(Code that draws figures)
+++

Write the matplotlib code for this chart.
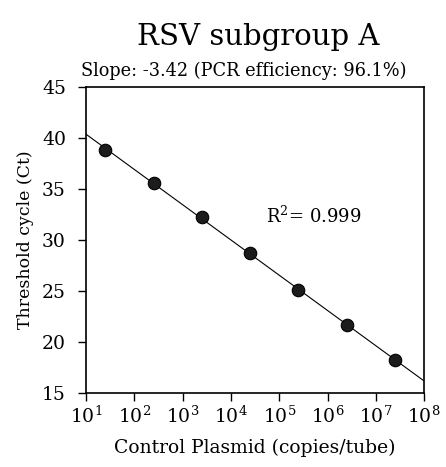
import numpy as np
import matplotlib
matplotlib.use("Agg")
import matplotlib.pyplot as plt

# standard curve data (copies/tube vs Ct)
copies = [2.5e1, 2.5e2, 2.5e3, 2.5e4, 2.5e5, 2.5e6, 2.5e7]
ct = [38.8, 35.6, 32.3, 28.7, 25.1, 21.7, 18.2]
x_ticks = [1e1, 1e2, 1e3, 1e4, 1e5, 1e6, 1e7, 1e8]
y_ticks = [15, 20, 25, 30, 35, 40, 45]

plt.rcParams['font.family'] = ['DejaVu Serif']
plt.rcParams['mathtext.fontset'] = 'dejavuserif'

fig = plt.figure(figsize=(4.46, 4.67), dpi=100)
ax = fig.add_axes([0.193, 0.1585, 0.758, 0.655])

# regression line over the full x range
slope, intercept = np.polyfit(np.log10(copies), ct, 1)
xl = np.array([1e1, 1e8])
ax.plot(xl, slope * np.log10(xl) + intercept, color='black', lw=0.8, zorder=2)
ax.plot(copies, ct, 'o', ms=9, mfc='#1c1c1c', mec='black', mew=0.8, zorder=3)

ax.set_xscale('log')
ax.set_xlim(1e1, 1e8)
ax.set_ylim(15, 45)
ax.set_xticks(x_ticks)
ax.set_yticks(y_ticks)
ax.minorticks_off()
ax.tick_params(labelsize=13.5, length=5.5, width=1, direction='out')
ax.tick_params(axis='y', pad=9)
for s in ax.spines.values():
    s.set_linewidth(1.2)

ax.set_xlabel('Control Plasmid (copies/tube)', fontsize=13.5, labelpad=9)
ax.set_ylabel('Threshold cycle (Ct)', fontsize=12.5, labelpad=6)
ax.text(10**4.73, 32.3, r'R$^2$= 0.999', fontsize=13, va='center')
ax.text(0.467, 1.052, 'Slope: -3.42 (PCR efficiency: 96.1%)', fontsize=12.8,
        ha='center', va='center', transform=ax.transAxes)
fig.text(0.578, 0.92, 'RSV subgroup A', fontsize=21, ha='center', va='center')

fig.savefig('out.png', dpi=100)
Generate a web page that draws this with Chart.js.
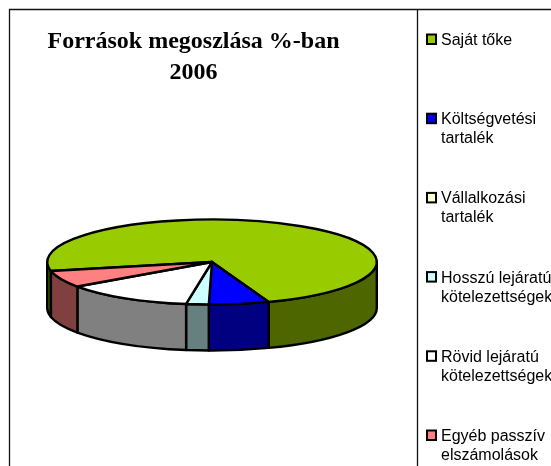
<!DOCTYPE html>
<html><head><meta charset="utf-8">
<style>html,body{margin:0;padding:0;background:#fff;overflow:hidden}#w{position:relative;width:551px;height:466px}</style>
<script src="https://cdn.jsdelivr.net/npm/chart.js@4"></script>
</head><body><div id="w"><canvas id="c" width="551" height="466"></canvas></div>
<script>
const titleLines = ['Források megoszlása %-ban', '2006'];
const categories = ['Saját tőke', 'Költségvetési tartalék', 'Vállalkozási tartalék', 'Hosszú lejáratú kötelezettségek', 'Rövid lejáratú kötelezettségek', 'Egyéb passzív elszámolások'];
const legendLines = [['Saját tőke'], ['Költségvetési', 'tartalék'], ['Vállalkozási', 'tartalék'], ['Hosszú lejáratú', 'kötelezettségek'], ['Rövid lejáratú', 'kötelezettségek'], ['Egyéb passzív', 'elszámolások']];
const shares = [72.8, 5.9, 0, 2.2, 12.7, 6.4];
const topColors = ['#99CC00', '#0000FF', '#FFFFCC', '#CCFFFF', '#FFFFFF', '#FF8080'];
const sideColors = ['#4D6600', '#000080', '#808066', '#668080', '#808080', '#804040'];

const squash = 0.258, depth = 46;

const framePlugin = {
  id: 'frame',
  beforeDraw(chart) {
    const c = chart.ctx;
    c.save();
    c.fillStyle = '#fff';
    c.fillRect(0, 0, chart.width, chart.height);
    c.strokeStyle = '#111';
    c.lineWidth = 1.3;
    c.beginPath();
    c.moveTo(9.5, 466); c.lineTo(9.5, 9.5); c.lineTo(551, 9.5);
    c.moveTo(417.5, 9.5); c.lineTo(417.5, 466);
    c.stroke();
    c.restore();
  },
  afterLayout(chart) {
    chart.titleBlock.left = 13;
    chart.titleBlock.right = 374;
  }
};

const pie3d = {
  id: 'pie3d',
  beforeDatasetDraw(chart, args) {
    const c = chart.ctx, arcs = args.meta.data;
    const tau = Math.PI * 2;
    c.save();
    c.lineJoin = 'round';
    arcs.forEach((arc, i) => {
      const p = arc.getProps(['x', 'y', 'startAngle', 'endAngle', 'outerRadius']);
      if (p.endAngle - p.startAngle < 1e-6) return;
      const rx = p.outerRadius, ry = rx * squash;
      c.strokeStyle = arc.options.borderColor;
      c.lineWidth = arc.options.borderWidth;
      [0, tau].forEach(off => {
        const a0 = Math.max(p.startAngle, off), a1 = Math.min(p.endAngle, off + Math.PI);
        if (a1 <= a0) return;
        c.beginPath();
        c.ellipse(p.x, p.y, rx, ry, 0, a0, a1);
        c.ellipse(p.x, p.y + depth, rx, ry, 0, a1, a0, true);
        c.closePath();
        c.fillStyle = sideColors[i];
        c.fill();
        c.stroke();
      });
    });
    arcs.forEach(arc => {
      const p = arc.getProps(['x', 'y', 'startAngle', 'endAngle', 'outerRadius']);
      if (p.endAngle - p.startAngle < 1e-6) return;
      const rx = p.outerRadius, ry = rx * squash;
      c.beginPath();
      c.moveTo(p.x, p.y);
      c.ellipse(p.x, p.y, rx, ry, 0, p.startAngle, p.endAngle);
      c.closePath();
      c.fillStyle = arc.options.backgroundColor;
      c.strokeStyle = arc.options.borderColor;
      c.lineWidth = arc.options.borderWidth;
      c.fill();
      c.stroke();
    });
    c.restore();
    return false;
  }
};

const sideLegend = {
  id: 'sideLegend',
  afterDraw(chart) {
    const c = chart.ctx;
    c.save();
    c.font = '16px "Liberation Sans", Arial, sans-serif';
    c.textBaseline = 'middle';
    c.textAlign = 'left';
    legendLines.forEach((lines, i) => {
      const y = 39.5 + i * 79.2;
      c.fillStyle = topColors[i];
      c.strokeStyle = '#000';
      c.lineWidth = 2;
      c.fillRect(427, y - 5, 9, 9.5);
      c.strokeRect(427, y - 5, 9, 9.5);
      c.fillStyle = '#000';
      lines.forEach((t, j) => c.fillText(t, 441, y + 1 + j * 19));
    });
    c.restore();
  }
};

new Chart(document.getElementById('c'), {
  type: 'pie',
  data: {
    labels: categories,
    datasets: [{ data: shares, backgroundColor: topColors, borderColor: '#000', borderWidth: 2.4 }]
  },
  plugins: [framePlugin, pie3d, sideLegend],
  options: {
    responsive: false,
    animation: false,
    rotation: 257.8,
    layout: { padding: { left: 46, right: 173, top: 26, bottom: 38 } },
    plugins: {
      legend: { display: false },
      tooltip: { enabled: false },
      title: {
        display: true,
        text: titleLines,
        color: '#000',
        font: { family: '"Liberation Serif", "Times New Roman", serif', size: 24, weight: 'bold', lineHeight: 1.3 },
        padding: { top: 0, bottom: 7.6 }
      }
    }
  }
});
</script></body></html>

+++

» **Required work**:
Copy the listing in full and without alteration, omitting every picture.

» **Solution to the problem**:
Write the matplotlib code for this chart.
import numpy as np
import matplotlib
matplotlib.use("Agg")
import matplotlib.pyplot as plt

# standard curve data (copies/tube vs Ct)
copies = [2.5e1, 2.5e2, 2.5e3, 2.5e4, 2.5e5, 2.5e6, 2.5e7]
ct = [38.8, 35.6, 32.3, 28.7, 25.1, 21.7, 18.2]
x_ticks = [1e1, 1e2, 1e3, 1e4, 1e5, 1e6, 1e7, 1e8]
y_ticks = [15, 20, 25, 30, 35, 40, 45]

plt.rcParams['font.family'] = ['DejaVu Serif']
plt.rcParams['mathtext.fontset'] = 'dejavuserif'

fig = plt.figure(figsize=(4.46, 4.67), dpi=100)
ax = fig.add_axes([0.193, 0.1585, 0.758, 0.655])

# regression line over the full x range
slope, intercept = np.polyfit(np.log10(copies), ct, 1)
xl = np.array([1e1, 1e8])
ax.plot(xl, slope * np.log10(xl) + intercept, color='black', lw=0.8, zorder=2)
ax.plot(copies, ct, 'o', ms=9, mfc='#1c1c1c', mec='black', mew=0.8, zorder=3)

ax.set_xscale('log')
ax.set_xlim(1e1, 1e8)
ax.set_ylim(15, 45)
ax.set_xticks(x_ticks)
ax.set_yticks(y_ticks)
ax.minorticks_off()
ax.tick_params(labelsize=13.5, length=5.5, width=1, direction='out')
ax.tick_params(axis='y', pad=9)
for s in ax.spines.values():
    s.set_linewidth(1.2)

ax.set_xlabel('Control Plasmid (copies/tube)', fontsize=13.5, labelpad=9)
ax.set_ylabel('Threshold cycle (Ct)', fontsize=12.5, labelpad=6)
ax.text(10**4.73, 32.3, r'R$^2$= 0.999', fontsize=13, va='center')
ax.text(0.467, 1.052, 'Slope: -3.42 (PCR efficiency: 96.1%)', fontsize=12.8,
        ha='center', va='center', transform=ax.transAxes)
fig.text(0.578, 0.92, 'RSV subgroup A', fontsize=21, ha='center', va='center')

fig.savefig('out.png', dpi=100)
Generate a web page that draws this with Chart.js.
<!DOCTYPE html>
<html><head><meta charset="utf-8">
<style>html,body{margin:0;padding:0;background:#fff;overflow:hidden}#w{position:relative;width:551px;height:466px}</style>
<script src="https://cdn.jsdelivr.net/npm/chart.js@4"></script>
</head><body><div id="w"><canvas id="c" width="551" height="466"></canvas></div>
<script>
const titleLines = ['Források megoszlása %-ban', '2006'];
const categories = ['Saját tőke', 'Költségvetési tartalék', 'Vállalkozási tartalék', 'Hosszú lejáratú kötelezettségek', 'Rövid lejáratú kötelezettségek', 'Egyéb passzív elszámolások'];
const legendLines = [['Saját tőke'], ['Költségvetési', 'tartalék'], ['Vállalkozási', 'tartalék'], ['Hosszú lejáratú', 'kötelezettségek'], ['Rövid lejáratú', 'kötelezettségek'], ['Egyéb passzív', 'elszámolások']];
const shares = [72.8, 5.9, 0, 2.2, 12.7, 6.4];
const topColors = ['#99CC00', '#0000FF', '#FFFFCC', '#CCFFFF', '#FFFFFF', '#FF8080'];
const sideColors = ['#4D6600', '#000080', '#808066', '#668080', '#808080', '#804040'];

const squash = 0.258, depth = 46;

const framePlugin = {
  id: 'frame',
  beforeDraw(chart) {
    const c = chart.ctx;
    c.save();
    c.fillStyle = '#fff';
    c.fillRect(0, 0, chart.width, chart.height);
    c.strokeStyle = '#111';
    c.lineWidth = 1.3;
    c.beginPath();
    c.moveTo(9.5, 466); c.lineTo(9.5, 9.5); c.lineTo(551, 9.5);
    c.moveTo(417.5, 9.5); c.lineTo(417.5, 466);
    c.stroke();
    c.restore();
  },
  afterLayout(chart) {
    chart.titleBlock.left = 13;
    chart.titleBlock.right = 374;
  }
};

const pie3d = {
  id: 'pie3d',
  beforeDatasetDraw(chart, args) {
    const c = chart.ctx, arcs = args.meta.data;
    const tau = Math.PI * 2;
    c.save();
    c.lineJoin = 'round';
    arcs.forEach((arc, i) => {
      const p = arc.getProps(['x', 'y', 'startAngle', 'endAngle', 'outerRadius']);
      if (p.endAngle - p.startAngle < 1e-6) return;
      const rx = p.outerRadius, ry = rx * squash;
      c.strokeStyle = arc.options.borderColor;
      c.lineWidth = arc.options.borderWidth;
      [0, tau].forEach(off => {
        const a0 = Math.max(p.startAngle, off), a1 = Math.min(p.endAngle, off + Math.PI);
        if (a1 <= a0) return;
        c.beginPath();
        c.ellipse(p.x, p.y, rx, ry, 0, a0, a1);
        c.ellipse(p.x, p.y + depth, rx, ry, 0, a1, a0, true);
        c.closePath();
        c.fillStyle = sideColors[i];
        c.fill();
        c.stroke();
      });
    });
    arcs.forEach(arc => {
      const p = arc.getProps(['x', 'y', 'startAngle', 'endAngle', 'outerRadius']);
      if (p.endAngle - p.startAngle < 1e-6) return;
      const rx = p.outerRadius, ry = rx * squash;
      c.beginPath();
      c.moveTo(p.x, p.y);
      c.ellipse(p.x, p.y, rx, ry, 0, p.startAngle, p.endAngle);
      c.closePath();
      c.fillStyle = arc.options.backgroundColor;
      c.strokeStyle = arc.options.borderColor;
      c.lineWidth = arc.options.borderWidth;
      c.fill();
      c.stroke();
    });
    c.restore();
    return false;
  }
};

const sideLegend = {
  id: 'sideLegend',
  afterDraw(chart) {
    const c = chart.ctx;
    c.save();
    c.font = '16px "Liberation Sans", Arial, sans-serif';
    c.textBaseline = 'middle';
    c.textAlign = 'left';
    legendLines.forEach((lines, i) => {
      const y = 39.5 + i * 79.2;
      c.fillStyle = topColors[i];
      c.strokeStyle = '#000';
      c.lineWidth = 2;
      c.fillRect(427, y - 5, 9, 9.5);
      c.strokeRect(427, y - 5, 9, 9.5);
      c.fillStyle = '#000';
      lines.forEach((t, j) => c.fillText(t, 441, y + 1 + j * 19));
    });
    c.restore();
  }
};

new Chart(document.getElementById('c'), {
  type: 'pie',
  data: {
    labels: categories,
    datasets: [{ data: shares, backgroundColor: topColors, borderColor: '#000', borderWidth: 2.4 }]
  },
  plugins: [framePlugin, pie3d, sideLegend],
  options: {
    responsive: false,
    animation: false,
    rotation: 257.8,
    layout: { padding: { left: 46, right: 173, top: 26, bottom: 38 } },
    plugins: {
      legend: { display: false },
      tooltip: { enabled: false },
      title: {
        display: true,
        text: titleLines,
        color: '#000',
        font: { family: '"Liberation Serif", "Times New Roman", serif', size: 24, weight: 'bold', lineHeight: 1.3 },
        padding: { top: 0, bottom: 7.6 }
      }
    }
  }
});
</script></body></html>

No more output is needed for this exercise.